SPH-CUDA: A Smoothed Particle Hydrodynamics Simulation

This project implements a simplified Smoothed Particle Hydrodynamics (SPH) simulation using CUDA for parallel computation and raylib for real-time visualization. It uses a uniform grid to speed up neighbor searches, allowing the simulation to scale to thousands of particles.

Result

The simulation showcases fluid approximating properties like water. This simulation contains 15 000 particles and runs at consistent 60 FPS (with theoratical maximum of 90 FPS) on a RTX 3080. It also showcases mouse interaction, where the user can push or swirl the fluid by clicking and dragging the mouse.
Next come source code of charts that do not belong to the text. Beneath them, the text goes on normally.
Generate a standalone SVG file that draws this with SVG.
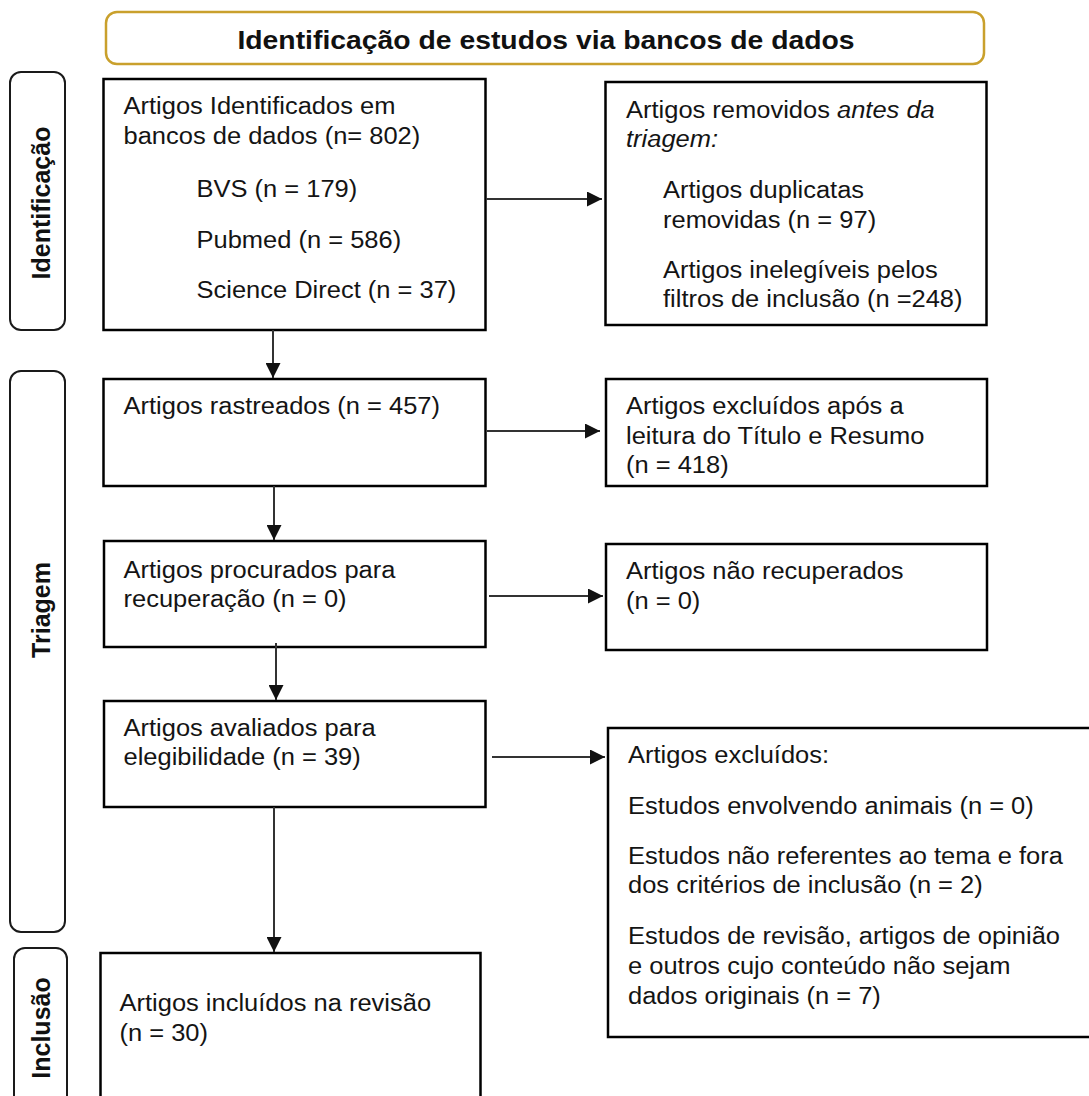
<svg xmlns="http://www.w3.org/2000/svg" width="1089" height="1096" viewBox="0 0 1089 1096">
<style>
.box{fill:#fff;stroke:#000;stroke-width:2.5}
.lbl{fill:#fff;stroke:#1a1a1a;stroke-width:2}
.hdr{fill:#fff;stroke:#C9A02C;stroke-width:2.5}
.t{font-family:"Liberation Sans",Arial,sans-serif;font-size:23.5px;fill:#141414}
.tb{font-family:"Liberation Sans",Arial,sans-serif;font-weight:bold;fill:#111}
.conn line{stroke:#333;stroke-width:2;fill:none}
</style>
<defs>
<marker id="ah" viewBox="0 0 10 10" refX="10" refY="5" markerWidth="16" markerHeight="15" markerUnits="userSpaceOnUse" orient="auto">
<path d="M0,0 L10,5 L0,10 z" fill="#111"/>
</marker>
</defs>
<rect width="1089" height="1096" fill="#fff"/>

<g id="header">
<rect class="hdr" x="106" y="12" width="878" height="52" rx="11"/>
<g transform="translate(546,0) scale(1.09,1)"><text class="tb" x="0" y="49" font-size="26" text-anchor="middle">Identificação de estudos via bancos de dados</text></g>
</g>

<g id="lbl-identificacao">
<rect class="lbl" x="10" y="72" width="55" height="258" rx="11"/>
<text class="tb" font-size="25" text-anchor="middle" transform="translate(50,203) rotate(-90)">Identificação</text>
</g>
<g id="lbl-triagem">
<rect class="lbl" x="10" y="371" width="55" height="561" rx="11"/>
<text class="tb" font-size="25" text-anchor="middle" transform="translate(50,610) rotate(-90)">Triagem</text>
</g>
<g id="lbl-inclusao">
<rect class="lbl" x="14" y="948" width="53" height="170" rx="11"/>
<text class="tb" font-size="25" text-anchor="middle" transform="translate(50,1028) rotate(-90)">Inclusão</text>
</g>

<g id="n-identificados">
<rect class="box" x="103.5" y="79" width="382" height="251"/>
<g transform="translate(123.5,0) scale(1.085,1)"><text class="t">
<tspan x="0" y="114">Artigos Identificados em</tspan>
<tspan x="0" y="144">bancos de dados (n= 802)</tspan>
<tspan x="67.3" y="197">BVS (n = 179)</tspan>
<tspan x="67.3" y="248">Pubmed (n = 586)</tspan>
<tspan x="67.3" y="298">Science Direct (n = 37)</tspan>
</text></g>
</g>

<g id="n-removidos">
<rect class="box" x="605.5" y="82" width="381" height="243"/>
<g transform="translate(626,0) scale(1.085,1)"><text class="t">
<tspan x="0" y="118">Artigos removidos <tspan font-style="italic">antes da</tspan></tspan>
<tspan x="0" y="147" font-style="italic">triagem:</tspan>
<tspan x="34.1" y="198">Artigos duplicatas</tspan>
<tspan x="34.1" y="228">removidas (n = 97)</tspan>
<tspan x="34.1" y="278">Artigos inelegíveis pelos</tspan>
<tspan x="34.1" y="307">filtros de inclusão (n =248)</tspan>
</text></g>
</g>

<g id="n-rastreados">
<rect class="box" x="103.5" y="379" width="382" height="107"/>
<g transform="translate(123.5,0) scale(1.085,1)"><text class="t"><tspan x="0" y="414">Artigos rastreados (n = 457)</tspan></text></g>
</g>

<g id="n-excluidos-titulo">
<rect class="box" x="606" y="379" width="381" height="107"/>
<g transform="translate(626,0) scale(1.085,1)"><text class="t">
<tspan x="0" y="414">Artigos excluídos após a</tspan>
<tspan x="0" y="444">leitura do Título e Resumo</tspan>
<tspan x="0" y="473">(n = 418)</tspan>
</text></g>
</g>

<g id="n-procurados">
<rect class="box" x="104" y="541" width="381.5" height="106"/>
<g transform="translate(123.5,0) scale(1.085,1)"><text class="t">
<tspan x="0" y="578">Artigos procurados para</tspan>
<tspan x="0" y="607">recuperação (n = 0)</tspan>
</text></g>
</g>

<g id="n-nao-recuperados">
<rect class="box" x="606" y="544" width="381" height="106"/>
<g transform="translate(626,0) scale(1.085,1)"><text class="t">
<tspan x="0" y="579">Artigos não recuperados</tspan>
<tspan x="0" y="609">(n = 0)</tspan>
</text></g>
</g>

<g id="n-avaliados">
<rect class="box" x="104" y="701" width="381.5" height="106"/>
<g transform="translate(123.5,0) scale(1.085,1)"><text class="t">
<tspan x="0" y="736">Artigos avaliados para</tspan>
<tspan x="0" y="765">elegibilidade (n = 39)</tspan>
</text></g>
</g>

<g id="n-excluidos">
<rect class="box" x="608" y="728" width="500" height="309"/>
<g transform="translate(628,0) scale(1.085,1)"><text class="t">
<tspan x="0" y="763">Artigos excluídos:</tspan>
<tspan x="0" y="814">Estudos envolvendo animais (n = 0)</tspan>
<tspan x="0" y="864">Estudos não referentes ao tema e fora</tspan>
<tspan x="0" y="893">dos critérios de inclusão (n = 2)</tspan>
<tspan x="0" y="944">Estudos de revisão, artigos de opinião</tspan>
<tspan x="0" y="974">e outros cujo conteúdo não sejam</tspan>
<tspan x="0" y="1004">dados originais (n = 7)</tspan>
</text></g>
</g>

<g id="n-incluidos">
<rect class="box" x="100.5" y="953" width="380" height="160"/>
<g transform="translate(119.5,0) scale(1.085,1)"><text class="t">
<tspan x="0" y="1011">Artigos incluídos na revisão</tspan>
<tspan x="0" y="1041">(n = 30)</tspan>
</text></g>
</g>

<g id="connectors" class="conn">
<line x1="486" y1="199" x2="602" y2="199" marker-end="url(#ah)"/>
<line x1="273" y1="330" x2="273" y2="378" marker-end="url(#ah)"/>
<line x1="487" y1="431" x2="600" y2="431" marker-end="url(#ah)"/>
<line x1="274" y1="486" x2="274" y2="540" marker-end="url(#ah)"/>
<line x1="489" y1="596" x2="603" y2="596" marker-end="url(#ah)"/>
<line x1="276" y1="643" x2="276" y2="700" marker-end="url(#ah)"/>
<line x1="492" y1="757" x2="605" y2="757" marker-end="url(#ah)"/>
<line x1="274" y1="807" x2="274" y2="952" marker-end="url(#ah)"/>
</g>
</svg>
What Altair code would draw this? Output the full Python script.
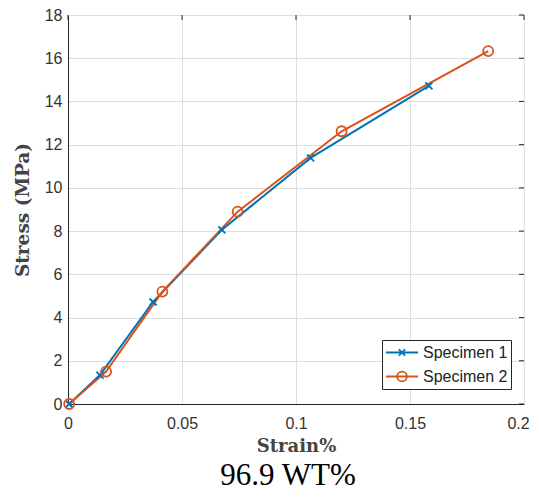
import altair as alt
import pandas as pd

# ---- data ----
series_names = ["Specimen 1", "Specimen 2"]
strain_1 = [0.0005, 0.014, 0.0373, 0.0675, 0.1064, 0.1583]
stress_1 = [0.0, 1.34, 4.72, 8.06, 11.39, 14.72]
strain_2 = [0.0005, 0.0167, 0.0414, 0.0744, 0.1200, 0.1843]
stress_2 = [0.0, 1.50, 5.20, 8.90, 12.62, 16.33]
x_ticks = [0, 0.05, 0.1, 0.15, 0.2]
y_ticks = [0, 2, 4, 6, 8, 10, 12, 14, 16, 18]

colors = ["#0072BD", "#D95319"]
axis_color = "#262626"
grid_color = "#dedede"

df = pd.concat([
    pd.DataFrame({"strain": strain_1, "stress": stress_1, "series": series_names[0], "order": range(len(strain_1))}),
    pd.DataFrame({"strain": strain_2, "stress": stress_2, "series": series_names[1], "order": range(len(strain_2))}),
], ignore_index=True)

W, H = 456, 389

xscale = alt.Scale(domain=[0, 0.2], nice=False, zero=False)
yscale = alt.Scale(domain=[0, 18], nice=False, zero=False)

x_enc = alt.X("strain:Q", scale=xscale, title="Strain%",
              axis=alt.Axis(values=x_ticks, format="~g", ticks=False,
                            labelFont="Liberation Sans", labelFontSize=16, labelColor="#333333",
                            labelPadding=11, domainColor=axis_color, gridColor=grid_color,
                            labelOffset={"expr": "datum.value >= 0.2 ? -6 : 0"},
                            titleFont="DejaVu Serif", titleFontSize=18, titleFontWeight="bold",
                            titleColor="#444444", titlePadding=6, labelFlush=False))
y_enc = alt.Y("stress:Q", scale=yscale, title="Stress (MPa)",
              axis=alt.Axis(values=y_ticks, ticks=False,
                            labelFont="Liberation Sans", labelFontSize=16, labelColor="#333333",
                            labelPadding=6, domainColor=axis_color, gridColor=grid_color,
                            titleFont="DejaVu Serif", titleFontSize=18.5, titleFontWeight="bold",
                            titleColor="#444444", titlePadding=12, labelFlush=False))

color_scale = alt.Scale(domain=series_names, range=colors)

lines = alt.Chart(df).mark_line(strokeWidth=2).encode(
    x=x_enc, y=y_enc,
    color=alt.Color("series:N", scale=color_scale, legend=None),
    order="order:Q",
)

points = alt.Chart(df).mark_point(filled=False, strokeWidth=1.8, opacity=1).encode(
    x="strain:Q", y="stress:Q",
    color=alt.Color("series:N", scale=color_scale, legend=None),
    shape=alt.Shape("series:N", scale=alt.Scale(domain=series_names,
                                                range=["M-1,-1L1,1M-1,1L1,-1", "circle"]), legend=None),
    size=alt.Size("series:N", scale=alt.Scale(domain=series_names, range=[49, 100]), legend=None),
)

legend_paths = [
    "M-1,0L1,0M-0.2,-0.2L0.2,0.2M-0.2,0.2L0.2,-0.2",
    "M-1,0L1,0M-0.3,0A0.3,0.3,0,1,1,0.3,0A0.3,0.3,0,1,1,-0.3,0",
]
legend_layer = alt.Chart(df).transform_filter("false").mark_point(filled=False, strokeWidth=1.8, opacity=1).encode(
    x="strain:Q", y="stress:Q",
    color=alt.Color("series:N", scale=alt.Scale(domain=series_names, range=colors), title=None,
                    legend=alt.Legend(orient="none", legendX=314, legendY=325, title=None,
                                      symbolSize=1024, clipHeight=19, rowPadding=5,
                                      labelFont="Liberation Sans", labelFontSize=16, labelColor="#222222",
                                      labelOffset=4, strokeColor=axis_color, fillColor="white",
                                      padding=3, symbolStrokeWidth=1.8, symbolFillColor="transparent")),
    shape=alt.Shape("series:N", scale=alt.Scale(domain=series_names, range=legend_paths), title=None,
                    legend=alt.Legend(orient="none", legendX=314, legendY=325, title=None)),
)

right_ticks = alt.Chart(pd.DataFrame({"t": y_ticks})).mark_rule(color=axis_color, strokeWidth=1).encode(
    y=alt.Y("t:Q", scale=yscale), x=alt.value(W - 5), x2=alt.value(W))
top_ticks = alt.Chart(pd.DataFrame({"t": x_ticks})).mark_rule(color=axis_color, strokeWidth=1).encode(
    x=alt.X("t:Q", scale=xscale), y=alt.value(0), y2=alt.value(5))

chart = alt.layer(lines, right_ticks, top_ticks, points, legend_layer).resolve_scale(
    color="independent", shape="independent", size="independent"
).properties(
    width=W, height=H,
    autosize=alt.AutoSizeParams(type="none"),
    padding={"left": 60, "top": 7, "right": 7, "bottom": 87},
    title=alt.TitleParams(text="96.9 WT%", orient="bottom", font="Liberation Serif", fontSize=31,
                          fontWeight="normal", color="black", offset=6, dx=-8, anchor="middle"),
).configure_view(stroke=axis_color, strokeWidth=1).configure(background="white")

chart.save("out.html", embed_options={"renderer": "svg", "actions": False})
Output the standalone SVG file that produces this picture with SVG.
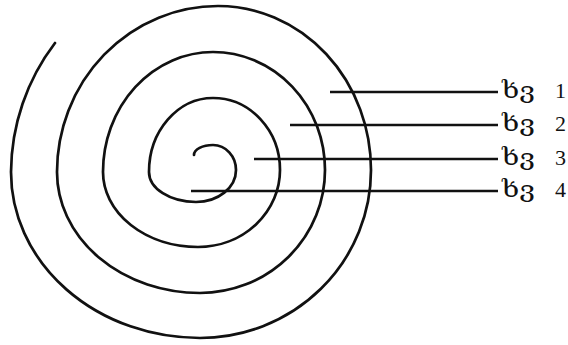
<svg xmlns="http://www.w3.org/2000/svg" width="568" height="345" viewBox="0 0 568 345">
<style>
.sp{fill:none;stroke:#111;stroke-width:2.7;stroke-linecap:round}
.ln{stroke:#111;stroke-width:2.7}
.lb{font-family:"Liberation Serif","DejaVu Serif",serif;font-size:22px;fill:#111}
.ka{font-family:"DejaVu Serif",serif;font-size:23px}
</style>
<rect width="568" height="345" fill="#fff"/>
<g id="spiral">
<path class="sp" d="M194,155 A19,10 0 0 1 213,145 A23,25 0 0 1 236,170 A40,32 0 0 1 196,202 A47,30 0 0 1 149,172 A64,74 0 0 1 213,98 A67,72 0 0 1 280,170 A82,77 0 0 1 198,247 A95,75 0 0 1 103,172 A110,120 0 0 1 213,52 A112,118 0 0 1 325,170 A125,123 0 0 1 200,293 A143,121 0 0 1 57,172 A161,166 0 0 1 218,6 A153,164 0 0 1 371,170 A171,168 0 0 1 200,338 A189,166 0 0 1 11,172 A207,212 0 0 1 55,43"/>
</g>
<g id="connectors">
<line class="ln" x1="330" y1="92" x2="498" y2="92"/>
<line class="ln" x1="290" y1="125" x2="498" y2="125"/>
<line class="ln" x1="254" y1="159" x2="498" y2="159"/>
<line class="ln" x1="191" y1="191" x2="498" y2="191"/>
</g>
<g id="label1"><text class="lb" y="98"><tspan class="ka" x="502" textLength="33" lengthAdjust="spacingAndGlyphs">ხვ</tspan><tspan x="555">1</tspan></text></g>
<g id="label2"><text class="lb" y="131"><tspan class="ka" x="502" textLength="33" lengthAdjust="spacingAndGlyphs">ხვ</tspan><tspan x="555">2</tspan></text></g>
<g id="label3"><text class="lb" y="165"><tspan class="ka" x="502" textLength="33" lengthAdjust="spacingAndGlyphs">ხვ</tspan><tspan x="555">3</tspan></text></g>
<g id="label4"><text class="lb" y="197"><tspan class="ka" x="502" textLength="33" lengthAdjust="spacingAndGlyphs">ხვ</tspan><tspan x="555">4</tspan></text></g>
</svg>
The different colors represent the velocity of the particles, with white being the fastest and blue being the slowest.

Project Structure

This repository is separated into two parts:

The implementation of the SPH simulation using CUDA and C++ for high performance.
A jupyter notebook that is designed to explain the SPH algorithm and its implementation in detail.

Directory Structure

SPH-CUDA
├── docs
├── include
│ ├── config.h
│ ├── grid.h
│ ├── kernels.h
│ ├── particle.h
│ └── renderer.h
├── python
│ ├── particle-based_fluid.ipynb
│ └── req.txt
├── src
│ ├── kernels.cu
│ ├── main.cu
│ └── renderer.cu
├── .gitattributes
├── .gitignore
├── CMakeLists.txt
└── README.md

docs: Contains images and other documentation files.
include: Holds header files for various parts of the simulation.
python: Contains a jupyter notebook that explains the SPH algorithm and its implementation in detail.
src: Contains the CUDA and C++ source files.
.gitignore: Specifies which files and folders Git should ignore.
.gitattributes: Configures Git attributes for the repository.
CMakeLists.txt: Build configuration for CMake.
README.md: This documentation.

Setup

This section explains how to set up the CUDA simulation as well as the jupyter notebook.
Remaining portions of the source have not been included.